The Cardinality of the Set $\{\lfloor\frac{N}{i^k}\rfloor \ | \ i \in \mathbb{Z}^+\}$ Given $k$

Given a fixed real number $$k$$, I'd like to ask how to calculate the asymptotic behavior of the cardinality of the set $$S_k=\left\{\left\lfloor\frac{N}{i^k}\right\rfloor \ \bigg| \ i \in \mathbb{Z}^+\right\}$$ for sufficiently large $$N$$, here $$\lfloor\cdot\rfloor$$ is the floor function.

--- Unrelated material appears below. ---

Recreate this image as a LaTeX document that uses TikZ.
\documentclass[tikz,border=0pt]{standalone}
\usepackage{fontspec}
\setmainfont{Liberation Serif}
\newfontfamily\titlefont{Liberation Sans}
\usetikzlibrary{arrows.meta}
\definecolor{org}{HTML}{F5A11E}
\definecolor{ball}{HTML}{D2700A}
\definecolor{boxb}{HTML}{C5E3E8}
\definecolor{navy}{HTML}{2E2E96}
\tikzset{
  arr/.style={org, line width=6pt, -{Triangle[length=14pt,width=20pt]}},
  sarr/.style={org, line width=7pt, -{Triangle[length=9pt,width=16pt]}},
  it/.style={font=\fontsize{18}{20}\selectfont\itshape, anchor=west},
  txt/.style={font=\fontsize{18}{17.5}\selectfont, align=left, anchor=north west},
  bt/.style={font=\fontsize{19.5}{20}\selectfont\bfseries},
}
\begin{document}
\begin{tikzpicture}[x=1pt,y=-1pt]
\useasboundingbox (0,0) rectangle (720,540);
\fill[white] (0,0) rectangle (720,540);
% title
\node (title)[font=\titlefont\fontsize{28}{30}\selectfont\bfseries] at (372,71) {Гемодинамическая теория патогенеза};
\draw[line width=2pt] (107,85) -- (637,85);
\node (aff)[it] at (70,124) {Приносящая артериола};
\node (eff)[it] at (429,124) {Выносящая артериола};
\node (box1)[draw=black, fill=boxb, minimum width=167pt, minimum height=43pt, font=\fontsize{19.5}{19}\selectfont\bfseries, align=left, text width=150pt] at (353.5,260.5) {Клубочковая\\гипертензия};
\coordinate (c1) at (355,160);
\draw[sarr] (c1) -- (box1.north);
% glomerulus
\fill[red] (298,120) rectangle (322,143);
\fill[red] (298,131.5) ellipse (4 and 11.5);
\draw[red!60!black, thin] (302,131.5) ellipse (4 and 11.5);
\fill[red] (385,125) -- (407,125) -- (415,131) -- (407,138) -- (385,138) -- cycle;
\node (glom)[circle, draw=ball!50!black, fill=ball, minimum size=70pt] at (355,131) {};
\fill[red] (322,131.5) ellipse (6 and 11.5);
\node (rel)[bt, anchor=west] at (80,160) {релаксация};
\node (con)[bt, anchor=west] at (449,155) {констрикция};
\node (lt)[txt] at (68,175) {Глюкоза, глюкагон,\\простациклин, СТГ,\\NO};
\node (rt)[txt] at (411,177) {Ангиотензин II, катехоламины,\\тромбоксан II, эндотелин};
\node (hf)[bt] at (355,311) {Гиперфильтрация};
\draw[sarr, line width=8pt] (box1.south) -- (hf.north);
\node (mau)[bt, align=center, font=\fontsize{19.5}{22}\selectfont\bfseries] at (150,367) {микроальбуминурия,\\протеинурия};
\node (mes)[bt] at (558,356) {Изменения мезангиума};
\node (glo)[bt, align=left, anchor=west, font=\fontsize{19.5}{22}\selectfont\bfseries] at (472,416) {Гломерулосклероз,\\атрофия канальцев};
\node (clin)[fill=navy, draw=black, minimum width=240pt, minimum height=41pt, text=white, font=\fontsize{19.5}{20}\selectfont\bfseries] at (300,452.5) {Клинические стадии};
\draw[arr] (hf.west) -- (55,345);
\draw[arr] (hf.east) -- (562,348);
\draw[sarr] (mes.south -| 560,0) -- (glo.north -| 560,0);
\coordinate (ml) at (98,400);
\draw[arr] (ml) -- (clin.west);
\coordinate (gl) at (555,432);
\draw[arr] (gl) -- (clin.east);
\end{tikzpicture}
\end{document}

An example: when $$k=1$$, it turns out that $$|S_k|=\Theta(N^{\frac{1}{2}})$$.

It seems that $$|S_k|=\Theta(N^{\frac{1}{k+1}})$$ asymptotically, but I cannot prove it rigorously.

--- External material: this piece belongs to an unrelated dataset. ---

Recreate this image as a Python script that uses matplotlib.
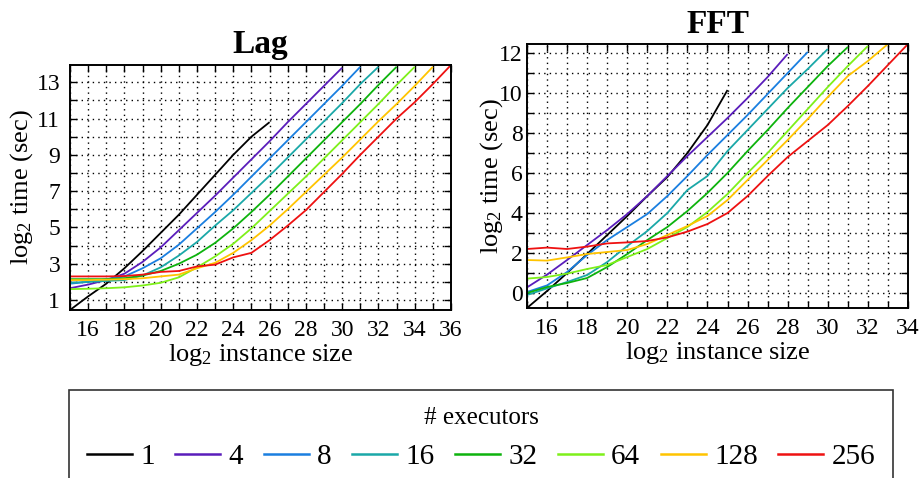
import matplotlib
matplotlib.use("Agg")
import matplotlib.pyplot as plt
from matplotlib.ticker import MultipleLocator
from matplotlib.lines import Line2D

plt.rcParams['font.family'] = ['Liberation Serif', 'DejaVu Serif']
plt.rcParams['mathtext.fontset'] = 'custom'
plt.rcParams['mathtext.rm'] = 'Liberation Serif'
plt.rcParams['mathtext.it'] = 'Liberation Serif:italic'

executors = ['1', '4', '8', '16', '32', '64', '128', '256']
colors = ['#000000', '#5a1dbb', '#1a7fe0', '#1aa8a8', '#0db30d', '#7ef01a', '#ffc400', '#ee1111']

# Lag: log2 time per log2 instance size, starting at size 15
lag_1 = [0.45, 1.2, 1.9, 2.75, 3.7, 4.7, 5.7, 6.8, 7.9, 9.0, 10.0, 10.8]
lag_4 = [1.65, 1.85, 2.1, 2.45, 3.1, 3.9, 4.85, 5.8, 6.75, 7.75, 8.75, 9.75, 10.8, 11.8, 12.8, 13.8]
lag_8 = [1.9, 2.0, 2.15, 2.3, 2.75, 3.3, 4.05, 4.95, 5.85, 6.8, 7.8, 8.8, 9.8, 10.8, 11.8, 12.8, 13.85]
lag_16 = [1.95, 2.0, 2.05, 2.1, 2.35, 2.8, 3.45, 4.2, 5.1, 5.95, 6.9, 7.85, 8.85, 9.85, 10.85, 11.85, 12.9, 13.85]
lag_32 = [2.15, 2.15, 2.15, 2.2, 2.35, 2.6, 3.0, 3.5, 4.15, 4.95, 5.85, 6.8, 7.8, 8.8, 9.8, 10.8, 11.8, 12.85, 13.85]
lag_64 = [1.6, 1.62, 1.65, 1.7, 1.8, 1.95, 2.25, 2.8, 3.4, 4.1, 4.95, 5.9, 6.85, 7.8, 8.8, 9.8, 10.8, 11.8, 12.85, 13.85]
lag_128 = [2.1, 2.1, 2.12, 2.15, 2.2, 2.3, 2.4, 2.75, 3.05, 3.6, 4.3, 5.1, 6.0, 6.95, 7.9, 8.85, 9.85, 10.85, 11.8, 12.8, 13.85]
lag_256 = [2.3, 2.3, 2.3, 2.32, 2.4, 2.55, 2.6, 2.85, 2.95, 3.35, 3.6, 4.3, 5.1, 5.95, 6.95, 7.95, 9.0, 10.0, 11.0, 11.9, 12.9, 13.95]

# FFT
fft_1 = [-0.75, 0.1, 1.0, 1.95, 2.9, 3.85, 4.85, 5.8, 7.0, 8.4, 10.15]
fft_4 = [0.28, 0.92, 1.65, 2.4, 3.15, 3.95, 4.85, 5.85, 6.85, 7.8, 8.75, 9.75, 10.8, 11.95]
fft_8 = [0.05, 0.38, 1.05, 1.9, 2.65, 3.3, 3.95, 4.85, 5.85, 6.9, 7.9, 8.9, 9.95, 11.0, 12.05]
fft_16 = [-0.1, 0.23, 0.55, 0.9, 1.55, 2.35, 3.1, 4.0, 5.15, 5.85, 7.1, 8.15, 9.2, 10.25, 11.2, 12.2]
fft_32 = [0.0, 0.3, 0.5, 0.75, 1.3, 1.95, 2.65, 3.3, 4.1, 5.0, 6.0, 7.1, 8.15, 9.25, 10.3, 11.35, 12.3]
fft_64 = [0.72, 0.8, 0.97, 1.2, 1.4, 1.8, 2.2, 2.75, 3.3, 4.05, 4.95, 6.0, 7.0, 8.1, 9.2, 10.3, 11.35, 12.35]
fft_128 = [1.65, 1.62, 1.78, 1.95, 2.05, 2.15, 2.45, 2.9, 3.35, 3.85, 4.65, 5.65, 6.65, 7.65, 8.7, 9.8, 10.85, 11.6, 12.45]
fft_256 = [2.2, 2.27, 2.2, 2.32, 2.48, 2.53, 2.6, 2.78, 3.07, 3.45, 4.0, 4.85, 5.85, 6.8, 7.6, 8.4, 9.35, 10.35, 11.4, 12.45]

start_size = 15
lag_series = [lag_1, lag_4, lag_8, lag_16, lag_32, lag_64, lag_128, lag_256]
fft_series = [fft_1, fft_4, fft_8, fft_16, fft_32, fft_64, fft_128, fft_256]

W, H = 922, 478
fig = plt.figure(figsize=(W / 100, H / 100), dpi=100)

def px_axes(l, t, r, b):
    return fig.add_axes([l / W, 1 - b / H, (r - l) / W, (b - t) / H])

ax1 = px_axes(70, 65, 451, 310)
ax2 = px_axes(527, 44, 908, 308)

def style(ax, title, xlim, ylim, ymaj, ypad, ylab_x, tpad):
    ax.set_xlim(*xlim)
    ax.set_ylim(*ylim)
    ax.xaxis.set_major_locator(MultipleLocator(2))
    ax.xaxis.set_minor_locator(MultipleLocator(1))
    ax.yaxis.set_major_locator(ymaj)
    ax.yaxis.set_minor_locator(MultipleLocator(1))
    ax.grid(True, which='both', color='black', linestyle=(0, (1, 3)), linewidth=1.0)
    ax.set_axisbelow(True)
    ax.tick_params(which='both', direction='in', top=True, right=True, length=5, width=1, labelsize=17)
    ax.tick_params(axis='x', which='major', pad=7)
    ax.tick_params(axis='y', which='major', pad=ypad)
    for s in ax.spines.values():
        s.set_linewidth(1.4)
    ax.set_title(title, fontsize=24, fontweight='bold', pad=tpad)
    ax.set_xlabel('log$_2$ instance size', fontsize=19, labelpad=1)
    ax.set_ylabel('log$_2$ time (sec)', fontsize=19, va='center')
    ax.yaxis.set_label_coords(ylab_x, 0.5)

for vals, c in zip(lag_series, colors):
    xs = list(range(start_size, start_size + len(vals)))
    ax1.plot(xs, vals, color=c, lw=1.3, solid_capstyle='butt')
for vals, c in zip(fft_series, colors):
    xs = list(range(start_size, start_size + len(vals)))
    ax2.plot(xs, vals, color=c, lw=1.3, solid_capstyle='butt')

style(ax1, 'Lag', (15, 36), (0.45, 13.95), MultipleLocator(2, offset=1), 7, -0.126, 8.5)
style(ax2, 'FFT', (15, 34), (-0.75, 12.45), MultipleLocator(2), 3, -0.092, 7.7)

handles = [Line2D([], [], color=c, lw=1.8) for c in colors]
leg = fig.legend(handles, executors, loc='upper center', bbox_to_anchor=(481 / W, 1 - 390 / H),
                 ncol=8, fontsize=21, title='# executors', title_fontsize=18,
                 handlelength=1.55, handletextpad=0.28, columnspacing=0.7,
                 frameon=True, fancybox=False, borderpad=0.6, borderaxespad=0)
leg.get_frame().set_edgecolor('black')
leg.get_frame().set_linewidth(1.2)

fig.savefig('out.png', dpi=100)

Write $$S_k=S_k^-\cup S_k^+$$, where $$S_k^+=\{\lfloor N/i^k\rfloor :i\in [1,N^{1/(k+1)})\cap \mathbb Z\}\\ S_k^-=\{\lfloor N/i^k\rfloor :i\in (N^{1/(k+1)},N^{1/k}]\cap \mathbb Z\}$$
• Obviously, $$|S_k^+|\in O(N^{1/(k+1)})$$, since there $$\lfloor N^{1/(k+1)}\rfloor$$ possibilities for $$i$$. With some more thought, the values $$\lfloor N/i^k\rfloor$$ are distinct for distinct $$i$$, so $$|S_k^+|\in \Theta(N^{1/(k+1)})$$.

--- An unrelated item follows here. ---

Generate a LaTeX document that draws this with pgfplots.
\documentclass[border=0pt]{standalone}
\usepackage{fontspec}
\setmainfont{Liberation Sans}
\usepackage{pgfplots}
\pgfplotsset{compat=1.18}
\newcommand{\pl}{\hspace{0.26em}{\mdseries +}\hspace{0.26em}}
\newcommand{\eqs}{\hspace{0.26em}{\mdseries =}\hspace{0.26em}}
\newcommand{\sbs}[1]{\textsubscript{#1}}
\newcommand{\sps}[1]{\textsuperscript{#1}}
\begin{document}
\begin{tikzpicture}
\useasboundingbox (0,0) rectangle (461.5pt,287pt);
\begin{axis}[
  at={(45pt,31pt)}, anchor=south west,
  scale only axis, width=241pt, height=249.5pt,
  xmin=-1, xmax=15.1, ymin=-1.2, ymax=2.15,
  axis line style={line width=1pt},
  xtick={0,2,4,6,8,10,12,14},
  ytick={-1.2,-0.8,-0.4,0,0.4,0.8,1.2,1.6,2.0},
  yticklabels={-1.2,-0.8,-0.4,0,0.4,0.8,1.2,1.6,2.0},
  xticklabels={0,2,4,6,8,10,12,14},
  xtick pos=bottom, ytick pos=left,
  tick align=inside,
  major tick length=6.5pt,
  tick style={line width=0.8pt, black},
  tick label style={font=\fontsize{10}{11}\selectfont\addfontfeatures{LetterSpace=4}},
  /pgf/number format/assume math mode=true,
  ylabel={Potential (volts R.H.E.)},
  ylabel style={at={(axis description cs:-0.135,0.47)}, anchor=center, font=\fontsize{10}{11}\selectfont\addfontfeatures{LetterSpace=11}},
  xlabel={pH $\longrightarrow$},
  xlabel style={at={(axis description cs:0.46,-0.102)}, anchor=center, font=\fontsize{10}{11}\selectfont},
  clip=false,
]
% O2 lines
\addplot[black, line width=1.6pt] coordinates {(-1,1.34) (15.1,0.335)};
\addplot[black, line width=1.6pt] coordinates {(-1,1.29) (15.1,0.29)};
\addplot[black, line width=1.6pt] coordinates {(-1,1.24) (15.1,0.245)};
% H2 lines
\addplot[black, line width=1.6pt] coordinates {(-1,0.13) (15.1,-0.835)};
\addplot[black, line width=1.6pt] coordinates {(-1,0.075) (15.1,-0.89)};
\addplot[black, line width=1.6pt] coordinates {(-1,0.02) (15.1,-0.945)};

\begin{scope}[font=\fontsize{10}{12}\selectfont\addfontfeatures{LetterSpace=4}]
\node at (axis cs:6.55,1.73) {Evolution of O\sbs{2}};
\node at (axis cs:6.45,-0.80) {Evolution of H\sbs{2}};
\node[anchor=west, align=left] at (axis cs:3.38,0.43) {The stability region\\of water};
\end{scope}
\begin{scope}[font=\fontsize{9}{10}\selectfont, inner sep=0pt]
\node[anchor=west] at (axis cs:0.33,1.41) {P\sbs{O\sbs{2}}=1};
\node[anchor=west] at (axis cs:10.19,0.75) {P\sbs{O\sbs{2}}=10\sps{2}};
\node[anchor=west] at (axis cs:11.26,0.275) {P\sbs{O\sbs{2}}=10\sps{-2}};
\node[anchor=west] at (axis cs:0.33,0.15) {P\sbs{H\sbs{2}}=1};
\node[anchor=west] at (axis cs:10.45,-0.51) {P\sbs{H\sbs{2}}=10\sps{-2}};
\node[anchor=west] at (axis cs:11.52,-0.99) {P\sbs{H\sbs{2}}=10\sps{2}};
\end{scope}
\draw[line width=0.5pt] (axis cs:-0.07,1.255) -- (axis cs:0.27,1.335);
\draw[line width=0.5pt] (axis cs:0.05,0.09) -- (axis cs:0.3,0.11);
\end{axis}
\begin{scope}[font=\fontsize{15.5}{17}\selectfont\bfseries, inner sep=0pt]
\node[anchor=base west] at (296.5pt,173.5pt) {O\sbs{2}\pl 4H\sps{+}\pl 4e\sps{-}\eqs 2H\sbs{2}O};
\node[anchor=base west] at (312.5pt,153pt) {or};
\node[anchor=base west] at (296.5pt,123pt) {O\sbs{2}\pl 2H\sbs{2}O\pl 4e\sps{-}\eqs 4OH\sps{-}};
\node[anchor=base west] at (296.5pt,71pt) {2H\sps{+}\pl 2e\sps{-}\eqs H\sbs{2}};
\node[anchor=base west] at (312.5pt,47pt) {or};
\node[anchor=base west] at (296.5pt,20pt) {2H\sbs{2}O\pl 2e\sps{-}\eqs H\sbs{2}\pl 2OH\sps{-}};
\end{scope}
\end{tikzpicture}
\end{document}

• Furthermore, $$|S_k^-|\in O(N^{1/(k+1)})$$, since $$S_k^-\subseteq [1,N^{1/(k+1)})\cap \mathbb Z$$. You can in fact show the other inclusion by proving that for $$i\ge N^{1/(k+1)}$$, that $$\frac{N}{(i+1)^k}\ge \frac{N}{i^k}-1$$ so that as $$i$$ increases from $$N^{1/(k+1)}$$ to $$N^{1/k}$$, it hits every element of $$[1,N^{1/(k+1)})$$ in decreasing order.